Questions regarding Debian nvidia packages

Vincent Cheng vcheng at debian.org
Fri Sep 12 08:24:25 UTC 2014


Hi Andreas,

On Tue, Sep 9, 2014 at 11:27 PM, Andreas Beckmann <anbe at debian.org> wrote:

>> 2) What's the process of splitting and uploading a new legacy driver?
>> According to [3], the 340 series is the next legacy driver (being the
>> last version to support pre-Fermi cards it seems), and I've yet to
>> stumble across documentation describing all the gotchas that are
>> involved in packaging a new legacy driver. As for timing, would you
>> agree that this is best done after Jessie is released?
>
> That sounds like a good idea -> nothing newer than 340.xx max go to
> unstable, and we have a long-term release in jessie where we may get
> upstream update releases (think security)

Ack. What I really wanted to ask was _how_ to go about preparing a new
legacy package. I suppose most of the process is manual? e.g. updating
nvidia-detect, updating alternatives, updating package names, probably
lots of other stuff I haven't thought of?

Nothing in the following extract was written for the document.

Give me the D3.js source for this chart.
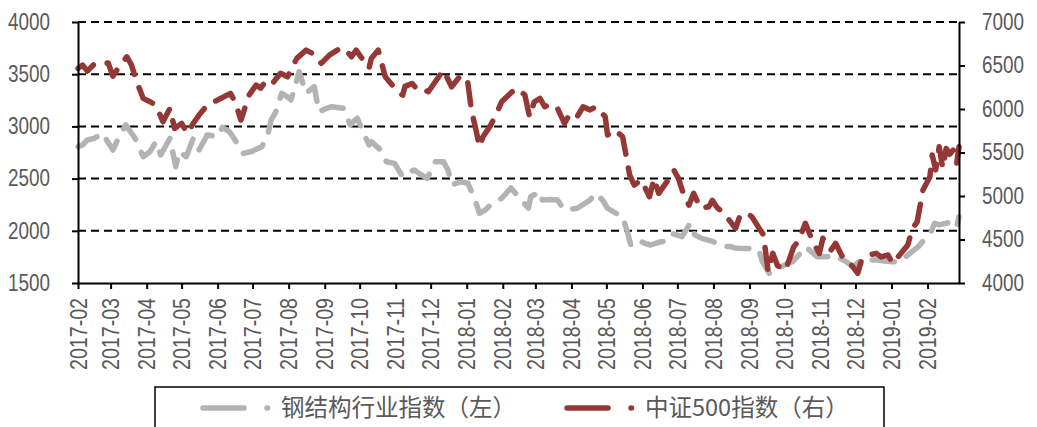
<!DOCTYPE html>
<html>
<head>
<meta charset="utf-8">
<script src="https://cdn.jsdelivr.net/npm/d3@7"></script>
<style>
  body { margin: 0; background: #fff; }
  .tick text { font-family: "Liberation Sans Narrow", "Arial Narrow", "Liberation Sans", Arial, sans-serif; font-size: 23px; fill: #595959; }
  .legend text { font-family: "Noto Sans CJK SC", sans-serif; font-size: 23.5px; fill: #595959; }
</style>
</head>
<body>
<div id="chart-area"></div>
<script>
// 钢结构行业指数 (left axis)
const steelDates = [
  '2017-02-01','2017-02-05','2017-02-09','2017-02-15','2017-02-22','2017-03-03','2017-03-07','2017-03-14',
  '2017-03-22','2017-03-29','2017-04-04','2017-04-09','2017-04-13','2017-04-21','2017-04-26','2017-04-29',
  '2017-05-05','2017-05-11','2017-05-16','2017-05-23','2017-06-01','2017-06-05','2017-06-11','2017-06-15',
  '2017-06-23','2017-06-30','2017-07-09','2017-07-14','2017-07-17','2017-07-21','2017-07-26','2017-07-30',
  '2017-08-03','2017-08-06','2017-08-10','2017-08-13','2017-08-16','2017-08-23','2017-08-27','2017-09-02',
  '2017-09-07','2017-09-17','2017-09-23','2017-09-26','2017-09-29','2017-10-09','2017-10-11','2017-10-19',
  '2017-10-24','2017-10-31','2017-11-07','2017-11-12','2017-11-17','2017-11-21','2017-11-28','2017-12-05',
  '2017-12-12','2017-12-16','2017-12-19','2017-12-27','2018-01-02','2018-01-07','2018-01-12','2018-01-17',
  '2018-01-23','2018-01-31','2018-02-08','2018-02-15','2018-02-23','2018-02-25','2018-03-05','2018-03-07',
  '2018-03-14','2018-03-20','2018-03-24','2018-03-27','2018-04-06','2018-04-17','2018-04-22','2018-04-28',
  '2018-05-02','2018-05-09','2018-05-15','2018-05-19','2018-05-22','2018-05-28','2018-06-03','2018-06-08',
  '2018-06-15','2018-06-20','2018-06-26','2018-07-05','2018-07-12','2018-07-16','2018-07-22','2018-08-01',
  '2018-08-09','2018-08-15','2018-08-21','2018-08-27','2018-09-02','2018-09-09','2018-09-12','2018-09-18',
  '2018-09-26','2018-10-04','2018-10-08','2018-10-15','2018-10-19','2018-10-29','2018-11-07','2018-11-13',
  '2018-11-23','2018-11-29','2018-12-04','2018-12-12','2018-12-20','2018-12-26','2019-01-02','2019-01-08',
  '2019-01-15','2019-01-24','2019-02-04','2019-02-07','2019-02-11','2019-02-16','2019-02-23','2019-02-26',
  '2019-02-28'
];
const steelValues = [
  2806, 2822, 2870, 2886, 2934, 2774, 2870, 3014,
  2886, 2710, 2760, 2854, 2726, 2886, 2614, 2758,
  2710, 2886, 2774, 2918, 2902, 2990, 2950, 2886,
  2742, 2760, 2806, 2918, 3062, 3140, 3317, 3290,
  3253, 3365, 3524, 3420, 3317, 3381, 3141, 3170,
  3189, 3173, 3014, 3050, 3078, 2822, 2854, 2774,
  2662, 2646, 2518, 2560, 2582, 2550, 2503, 2662,
  2662, 2580, 2439, 2470, 2455, 2330, 2168, 2200,
  2264, 2311, 2410, 2320, 2216, 2327, 2375, 2295,
  2300, 2295, 2230, 2199, 2216, 2295, 2359, 2290,
  2216, 2170, 2135, 1991, 1864, 1912, 1880, 1864,
  1890, 1900, 1976, 1944, 2072, 1960, 1928, 1896,
  1848, 1850, 1832, 1830, 1832, 1816, 1704, 1593,
  1640, 1689, 1704, 1790, 1848, 1752, 1752, 1768,
  1704, 1656, 1704, 1720, 1720, 1710, 1704, 1704,
  1768, 1848, 1991, 2072, 2056, 2070, 2088, 2040,
  2135
];

// 中证500指数 (right axis)
const csiDates = [
  '2017-02-01','2017-02-05','2017-02-09','2017-02-14','2017-02-18','2017-02-27','2017-03-03','2017-03-09',
  '2017-03-15','2017-03-19','2017-03-23','2017-03-29','2017-04-03','2017-04-09','2017-04-15','2017-04-21',
  '2017-04-25','2017-05-01','2017-05-06','2017-05-11','2017-05-16','2017-05-23','2017-06-01','2017-06-12',
  '2017-06-16','2017-06-21','2017-06-28','2017-07-04','2017-07-08','2017-07-13','2017-07-18','2017-07-25',
  '2017-07-31','2017-08-08','2017-08-16','2017-08-23','2017-08-29','2017-09-05','2017-09-15','2017-09-19',
  '2017-09-24','2017-09-28','2017-10-09','2017-10-11','2017-10-17','2017-10-23','2017-10-29','2017-11-02',
  '2017-11-07','2017-11-09','2017-11-15','2017-11-20','2017-11-24','2017-11-29','2017-12-05','2017-12-12',
  '2017-12-19','2017-12-27','2018-01-02','2018-01-05','2018-01-09','2018-01-12','2018-01-15','2018-01-21',
  '2018-01-26','2018-01-31','2018-02-09','2018-02-13','2018-02-20','2018-02-24','2018-02-28','2018-03-05',
  '2018-03-09','2018-03-15','2018-03-20','2018-03-26','2018-03-30','2018-04-05','2018-04-11','2018-04-17',
  '2018-04-22','2018-04-30','2018-05-02','2018-05-08','2018-05-15','2018-05-21','2018-05-25','2018-05-31',
  '2018-06-07','2018-06-11','2018-06-15','2018-06-25','2018-06-28','2018-07-02','2018-07-07','2018-07-11',
  '2018-07-15','2018-07-21','2018-07-28','2018-07-31','2018-08-04','2018-08-10','2018-08-20','2018-08-24',
  '2018-08-30','2018-09-03','2018-09-13','2018-09-17','2018-09-21','2018-09-25','2018-10-02','2018-10-09',
  '2018-10-13','2018-10-19','2018-10-26','2018-10-31','2018-11-03','2018-11-06','2018-11-10','2018-11-14',
  '2018-11-19','2018-11-24','2018-11-28','2018-12-03','2018-12-06','2018-12-12','2018-12-19','2018-12-23',
  '2018-12-29','2019-01-02','2019-01-08','2019-01-15','2019-01-19','2019-01-23','2019-01-28','2019-02-03',
  '2019-02-05','2019-02-08','2019-02-11','2019-02-14','2019-02-17','2019-02-20','2019-02-23','2019-02-26',
  '2019-02-28'
];
const csiValues = [
  6467, 6505, 6436, 6505, 6524, 6528, 6378, 6500,
  6600, 6505, 6332, 6122, 6090, 6045, 5853, 6007,
  5777, 5835, 5720, 5835, 5930, 6045, 6103, 6180,
  6080, 5873, 6160, 6275, 6240, 6332, 6294, 6410,
  6370, 6582, 6677, 6628, 6524, 6620, 6704, 6680,
  6600, 6677, 6467, 6580, 6677, 6370, 6275, 6198,
  6160, 6260, 6294, 6218, 6230, 6198, 6313, 6447,
  6255, 6390, 6300, 5988, 5758, 5566, 5681, 5800,
  5930, 6083, 6198, 6237, 6160, 5911, 6080, 6122,
  6026, 6060, 6007, 5835, 5930, 5892, 6026, 5990,
  6026, 5911, 5700, 5760, 5681, 5241, 5126, 5183,
  4992, 5200, 5031, 5221, 5298, 5200, 4992, 4896,
  5030, 4858, 4877, 4950, 4870, 4801, 4628, 4781,
  4800, 4762, 4552, 4130, 4341, 4200, 4149, 4417,
  4480, 4686, 4456, 4341, 4514, 4450, 4379, 4456,
  4322, 4226, 4200, 4111, 4250, 4322, 4341, 4300,
  4322, 4226, 4322, 4437, 4628, 4700, 5068, 5221,
  5471, 5300, 5566, 5320, 5547, 5480, 5528, 5375,
  5566
];

const leftTicks = [1500, 2000, 2500, 3000, 3500, 4000];
const rightTicks = [4000, 4500, 5000, 5500, 6000, 6500, 7000];
const gridValues = [2000, 2500, 3000, 3500, 4000];
const seriesNames = ['钢结构行业指数（左）', '中证500指数（右）'];
const seriesColors = ['#b3b3b3', '#953735'];

const parseDate = d3.timeParse('%Y-%m-%d');
const steel = steelDates.map((d, i) => ({ date: parseDate(d), value: steelValues[i] }));
const csi = csiDates.map((d, i) => ({ date: parseDate(d), value: csiValues[i] }));

const width = 1037, height = 427;
const plotLeft = 78, plotRight = 959, plotTop = 22, plotBottom = 283;

const svg = d3.select('#chart-area').append('svg')
  .attr('width', width)
  .attr('height', height);

const x = d3.scaleTime()
  .domain([new Date(2017, 1, 1), new Date(2019, 1, 28)])
  .range([plotLeft, plotRight]);
const yLeft = d3.scaleLinear().domain([1500, 4000]).range([plotBottom, plotTop]);
const yRight = d3.scaleLinear().domain([4000, 7000]).range([plotBottom, plotTop]);

// dashed gridlines
svg.append('g').selectAll('line')
  .data(gridValues)
  .enter().append('line')
  .attr('x1', plotLeft)
  .attr('x2', plotRight)
  .attr('y1', d => yLeft(d))
  .attr('y2', d => yLeft(d))
  .attr('stroke', '#000')
  .attr('stroke-width', 2)
  .attr('stroke-dasharray', '8,5');

// lines
const lineLeft = d3.line().x(d => x(d.date)).y(d => yLeft(d.value));
const lineRight = d3.line().x(d => x(d.date)).y(d => yRight(d.value));

svg.append('path')
  .datum(steel)
  .attr('d', lineLeft)
  .attr('fill', 'none')
  .attr('stroke', seriesColors[0])
  .attr('stroke-width', 5.5)
  .attr('stroke-linecap', 'round')
  .attr('stroke-linejoin', 'round')
  .attr('stroke-dasharray', '22,14');

svg.append('path')
  .datum(csi)
  .attr('d', lineRight)
  .attr('fill', 'none')
  .attr('stroke', seriesColors[1])
  .attr('stroke-width', 5.5)
  .attr('stroke-linecap', 'round')
  .attr('stroke-linejoin', 'round')
  .attr('stroke-dasharray', '22,14');

// axes
const monthTicks = d3.timeMonth.range(new Date(2017, 1, 1), new Date(2019, 1, 2));

const xAxis = svg.append('g')
  .attr('transform', `translate(0,${plotBottom})`)
  .call(d3.axisBottom(x).tickValues(monthTicks).tickFormat(d3.timeFormat('%Y-%m')).tickSize(6).tickSizeOuter(0));
xAxis.selectAll('.tick text')
  .attr('transform', 'rotate(-90)')
  .attr('text-anchor', 'end')
  .attr('x', -15)
  .attr('y', 0)
  .attr('dy', '0.35em')
  .attr('textLength', 72)
  .attr('lengthAdjust', 'spacingAndGlyphs');

const lAxis = svg.append('g')
  .attr('transform', `translate(${plotLeft},0)`)
  .call(d3.axisLeft(yLeft).tickValues(leftTicks).tickFormat(d3.format('d')).tickSize(6).tickSizeOuter(0).tickPadding(22));

const rAxis = svg.append('g')
  .attr('transform', `translate(${plotRight},0)`)
  .call(d3.axisRight(yRight).tickValues(rightTicks).tickFormat(d3.format('d')).tickSize(6).tickSizeOuter(0).tickPadding(17));

[lAxis, rAxis].forEach(g => {
  g.selectAll('.tick text')
    .attr('textLength', 42)
    .attr('lengthAdjust', 'spacingAndGlyphs');
});

[xAxis, lAxis, rAxis].forEach(g => {
  g.select('.domain').attr('stroke', '#000').attr('stroke-width', 2);
  g.selectAll('.tick line').attr('stroke', '#000').attr('stroke-width', 2);
});

// legend
const legend = svg.append('g').attr('class', 'legend');
legend.append('rect')
  .attr('x', 155)
  .attr('y', 387)
  .attr('width', 729)
  .attr('height', 60)
  .attr('fill', 'none')
  .attr('stroke', '#000')
  .attr('stroke-width', 1.5);

const legendX = [203, 567];
seriesNames.forEach((name, i) => {
  legend.append('line')
    .attr('x1', legendX[i])
    .attr('x2', legendX[i] + 72)
    .attr('y1', 408)
    .attr('y2', 408)
    .attr('stroke', seriesColors[i])
    .attr('stroke-width', 5.5)
    .attr('stroke-linecap', 'round')
    .attr('stroke-dasharray', '41,23,0.5,100');
  legend.append('text')
    .attr('x', legendX[i] + 78)
    .attr('y', 408)
    .attr('dy', '0.35em')
    .text(name);
});
</script>
</body>
</html>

>> 3) Upstream bumblebee devs want me to ask you why the nvidia module
>> was renamed (nvidia-current in latest driver, nvidia-xxx for the
>> legacy drivers AFAIK), and frankly I don't really understand the
>> rationale myself. Would you care to explain to upstream on github [4]?
>
> to be able to have both current and legacy kernel modules available and
> decide at runtime (i.e without installing/removing packages) which one
> to load
> can't use alternatives on the module itself since there may be any
> number of kernels installed

Ok...

>> Also, they've pointed out that if the nvidia module is renamed, why
>> isn't nvidia-uvm renamed as well?
>
> so far there was no legacy -uvm

...so I assume that once the 340.xx series is split off into a legacy
package, the uvm module will also be renamed and versioned as well?